> Exercise description
Sort through the data and copy the lines holding the word "with".
------------
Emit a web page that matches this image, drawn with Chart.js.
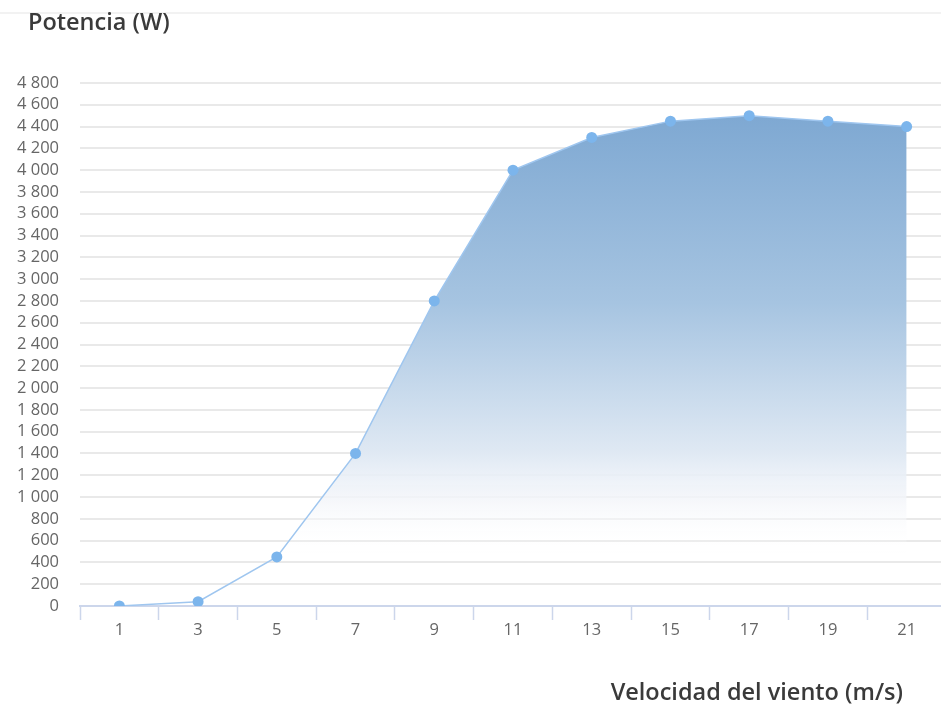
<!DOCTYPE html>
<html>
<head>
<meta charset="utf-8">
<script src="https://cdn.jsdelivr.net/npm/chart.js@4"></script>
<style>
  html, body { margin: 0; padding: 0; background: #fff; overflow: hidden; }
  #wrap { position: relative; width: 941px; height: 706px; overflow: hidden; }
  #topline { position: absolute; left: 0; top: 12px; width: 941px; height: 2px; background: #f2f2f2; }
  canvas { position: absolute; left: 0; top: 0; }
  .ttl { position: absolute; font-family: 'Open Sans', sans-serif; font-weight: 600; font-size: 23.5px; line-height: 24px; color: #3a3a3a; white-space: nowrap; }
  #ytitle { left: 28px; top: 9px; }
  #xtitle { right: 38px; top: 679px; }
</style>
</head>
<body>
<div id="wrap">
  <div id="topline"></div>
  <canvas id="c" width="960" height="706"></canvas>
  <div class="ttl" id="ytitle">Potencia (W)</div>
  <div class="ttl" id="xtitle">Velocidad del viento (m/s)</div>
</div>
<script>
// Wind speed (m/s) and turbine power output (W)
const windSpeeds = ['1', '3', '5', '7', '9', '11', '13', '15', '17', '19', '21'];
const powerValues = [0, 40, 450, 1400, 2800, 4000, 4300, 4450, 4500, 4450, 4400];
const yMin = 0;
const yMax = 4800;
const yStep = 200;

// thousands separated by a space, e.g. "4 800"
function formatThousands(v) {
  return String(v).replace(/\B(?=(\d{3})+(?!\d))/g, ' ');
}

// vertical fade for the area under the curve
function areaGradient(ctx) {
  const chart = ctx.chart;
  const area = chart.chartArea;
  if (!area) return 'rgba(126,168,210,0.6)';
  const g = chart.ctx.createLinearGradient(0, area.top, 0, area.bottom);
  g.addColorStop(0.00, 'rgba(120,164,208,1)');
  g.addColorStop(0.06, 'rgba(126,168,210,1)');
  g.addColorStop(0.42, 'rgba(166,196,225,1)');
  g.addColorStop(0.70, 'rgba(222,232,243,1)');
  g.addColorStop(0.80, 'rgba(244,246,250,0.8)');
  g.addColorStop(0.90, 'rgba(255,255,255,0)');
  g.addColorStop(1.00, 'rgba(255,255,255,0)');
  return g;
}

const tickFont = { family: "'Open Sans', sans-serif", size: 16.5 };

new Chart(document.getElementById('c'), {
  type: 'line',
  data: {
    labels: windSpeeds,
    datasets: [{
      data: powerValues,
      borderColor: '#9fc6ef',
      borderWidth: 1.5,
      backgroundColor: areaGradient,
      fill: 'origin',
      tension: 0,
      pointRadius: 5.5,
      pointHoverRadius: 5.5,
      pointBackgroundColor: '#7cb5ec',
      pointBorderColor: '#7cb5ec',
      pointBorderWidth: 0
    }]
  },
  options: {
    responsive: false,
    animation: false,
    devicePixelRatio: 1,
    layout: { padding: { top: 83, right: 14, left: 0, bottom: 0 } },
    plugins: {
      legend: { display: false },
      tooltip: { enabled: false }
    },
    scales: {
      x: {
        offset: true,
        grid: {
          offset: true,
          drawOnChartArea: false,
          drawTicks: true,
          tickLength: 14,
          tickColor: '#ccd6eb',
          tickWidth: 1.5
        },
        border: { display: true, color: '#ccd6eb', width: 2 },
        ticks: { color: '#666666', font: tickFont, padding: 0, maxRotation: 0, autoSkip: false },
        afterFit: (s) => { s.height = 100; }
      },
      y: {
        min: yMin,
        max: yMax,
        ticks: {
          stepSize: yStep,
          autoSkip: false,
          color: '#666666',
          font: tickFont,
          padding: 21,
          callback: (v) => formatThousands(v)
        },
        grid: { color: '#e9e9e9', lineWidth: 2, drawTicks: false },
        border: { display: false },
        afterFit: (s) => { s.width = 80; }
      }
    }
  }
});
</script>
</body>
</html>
------------
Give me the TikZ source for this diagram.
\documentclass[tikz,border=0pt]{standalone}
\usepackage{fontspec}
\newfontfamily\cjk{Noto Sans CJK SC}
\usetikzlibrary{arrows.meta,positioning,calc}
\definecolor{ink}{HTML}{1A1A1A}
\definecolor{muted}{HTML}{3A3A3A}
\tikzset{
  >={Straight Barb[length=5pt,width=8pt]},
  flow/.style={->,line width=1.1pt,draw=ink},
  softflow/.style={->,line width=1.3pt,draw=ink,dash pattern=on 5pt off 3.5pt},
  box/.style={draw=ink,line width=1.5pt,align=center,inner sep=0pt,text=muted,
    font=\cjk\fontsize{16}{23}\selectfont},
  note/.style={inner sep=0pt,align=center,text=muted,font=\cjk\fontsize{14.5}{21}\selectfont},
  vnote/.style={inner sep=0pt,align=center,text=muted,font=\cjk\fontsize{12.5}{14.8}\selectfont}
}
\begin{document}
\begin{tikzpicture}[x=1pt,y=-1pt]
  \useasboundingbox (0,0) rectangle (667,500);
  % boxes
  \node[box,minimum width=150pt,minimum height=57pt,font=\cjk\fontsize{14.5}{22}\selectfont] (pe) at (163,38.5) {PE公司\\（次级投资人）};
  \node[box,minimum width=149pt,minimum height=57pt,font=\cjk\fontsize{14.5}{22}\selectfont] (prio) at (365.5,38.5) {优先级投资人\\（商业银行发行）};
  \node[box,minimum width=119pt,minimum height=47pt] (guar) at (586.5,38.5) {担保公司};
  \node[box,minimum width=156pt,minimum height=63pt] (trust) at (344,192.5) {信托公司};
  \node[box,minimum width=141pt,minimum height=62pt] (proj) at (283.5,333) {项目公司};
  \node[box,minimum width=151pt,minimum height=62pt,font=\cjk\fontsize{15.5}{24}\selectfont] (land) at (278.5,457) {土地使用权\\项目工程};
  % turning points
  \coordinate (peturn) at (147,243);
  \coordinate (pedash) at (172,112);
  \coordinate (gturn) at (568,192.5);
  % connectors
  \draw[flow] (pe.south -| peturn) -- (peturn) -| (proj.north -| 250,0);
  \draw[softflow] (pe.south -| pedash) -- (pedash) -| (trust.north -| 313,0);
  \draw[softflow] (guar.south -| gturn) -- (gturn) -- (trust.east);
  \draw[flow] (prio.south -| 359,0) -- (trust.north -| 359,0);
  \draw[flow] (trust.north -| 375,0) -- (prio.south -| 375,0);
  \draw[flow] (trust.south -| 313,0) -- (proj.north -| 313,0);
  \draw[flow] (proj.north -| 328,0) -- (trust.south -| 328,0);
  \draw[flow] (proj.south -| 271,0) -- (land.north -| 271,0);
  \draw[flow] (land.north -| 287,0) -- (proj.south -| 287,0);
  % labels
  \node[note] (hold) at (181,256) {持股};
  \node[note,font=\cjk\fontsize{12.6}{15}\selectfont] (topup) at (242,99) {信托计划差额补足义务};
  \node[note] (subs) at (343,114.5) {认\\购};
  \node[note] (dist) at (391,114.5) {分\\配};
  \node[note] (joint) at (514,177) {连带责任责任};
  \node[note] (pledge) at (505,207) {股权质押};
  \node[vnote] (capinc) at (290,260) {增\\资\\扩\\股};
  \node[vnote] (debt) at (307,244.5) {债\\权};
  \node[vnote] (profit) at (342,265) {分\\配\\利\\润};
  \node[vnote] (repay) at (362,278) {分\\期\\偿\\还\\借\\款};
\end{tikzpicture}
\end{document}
------------
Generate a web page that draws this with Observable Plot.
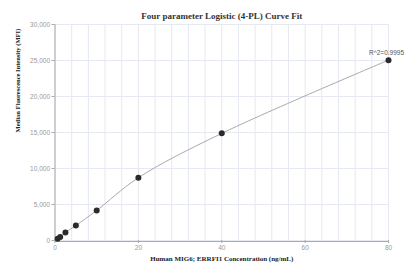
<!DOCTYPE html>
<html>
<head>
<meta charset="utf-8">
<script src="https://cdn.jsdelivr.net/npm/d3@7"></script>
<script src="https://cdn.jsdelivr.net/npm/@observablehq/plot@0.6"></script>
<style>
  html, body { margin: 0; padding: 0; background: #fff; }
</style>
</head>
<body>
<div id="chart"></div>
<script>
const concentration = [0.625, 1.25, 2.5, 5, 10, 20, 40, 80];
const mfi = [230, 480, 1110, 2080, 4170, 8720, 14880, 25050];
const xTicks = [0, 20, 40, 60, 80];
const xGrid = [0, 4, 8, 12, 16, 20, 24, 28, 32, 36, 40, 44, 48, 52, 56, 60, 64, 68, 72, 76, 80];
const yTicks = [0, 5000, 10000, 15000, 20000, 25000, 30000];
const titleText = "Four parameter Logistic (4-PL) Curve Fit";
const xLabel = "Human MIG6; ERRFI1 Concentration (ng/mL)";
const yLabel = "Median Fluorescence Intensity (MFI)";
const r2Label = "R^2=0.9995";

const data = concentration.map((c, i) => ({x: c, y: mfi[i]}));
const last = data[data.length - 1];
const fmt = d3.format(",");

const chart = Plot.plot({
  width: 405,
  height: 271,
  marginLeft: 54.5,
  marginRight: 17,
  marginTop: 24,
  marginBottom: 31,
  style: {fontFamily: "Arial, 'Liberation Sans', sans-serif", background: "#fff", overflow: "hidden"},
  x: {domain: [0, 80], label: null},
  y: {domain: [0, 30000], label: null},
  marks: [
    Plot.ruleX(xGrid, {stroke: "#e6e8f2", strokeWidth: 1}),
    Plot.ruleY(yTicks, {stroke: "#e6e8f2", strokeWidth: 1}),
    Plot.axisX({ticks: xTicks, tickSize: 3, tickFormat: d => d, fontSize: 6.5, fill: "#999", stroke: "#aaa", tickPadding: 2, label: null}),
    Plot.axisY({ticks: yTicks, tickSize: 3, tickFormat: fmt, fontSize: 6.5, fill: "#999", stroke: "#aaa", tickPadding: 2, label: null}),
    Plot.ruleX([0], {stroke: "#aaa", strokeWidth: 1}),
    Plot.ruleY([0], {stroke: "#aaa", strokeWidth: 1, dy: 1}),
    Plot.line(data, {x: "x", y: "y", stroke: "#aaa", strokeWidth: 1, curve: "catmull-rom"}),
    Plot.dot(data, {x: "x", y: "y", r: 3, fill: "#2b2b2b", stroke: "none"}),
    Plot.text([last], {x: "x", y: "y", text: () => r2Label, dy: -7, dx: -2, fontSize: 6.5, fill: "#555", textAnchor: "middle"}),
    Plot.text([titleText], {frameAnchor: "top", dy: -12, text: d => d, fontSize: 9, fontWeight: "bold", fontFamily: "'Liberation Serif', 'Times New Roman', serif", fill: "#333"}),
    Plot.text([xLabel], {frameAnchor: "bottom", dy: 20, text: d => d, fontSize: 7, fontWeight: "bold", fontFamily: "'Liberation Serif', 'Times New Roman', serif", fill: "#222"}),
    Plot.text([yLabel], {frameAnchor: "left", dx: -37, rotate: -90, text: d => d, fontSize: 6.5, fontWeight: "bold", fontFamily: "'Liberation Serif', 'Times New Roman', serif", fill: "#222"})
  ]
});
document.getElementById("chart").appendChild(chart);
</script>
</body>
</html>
------------
> Output of the task
Emit a web page that matches this image, drawn with Chart.js.
Generate a web page that draws this with Observable Plot.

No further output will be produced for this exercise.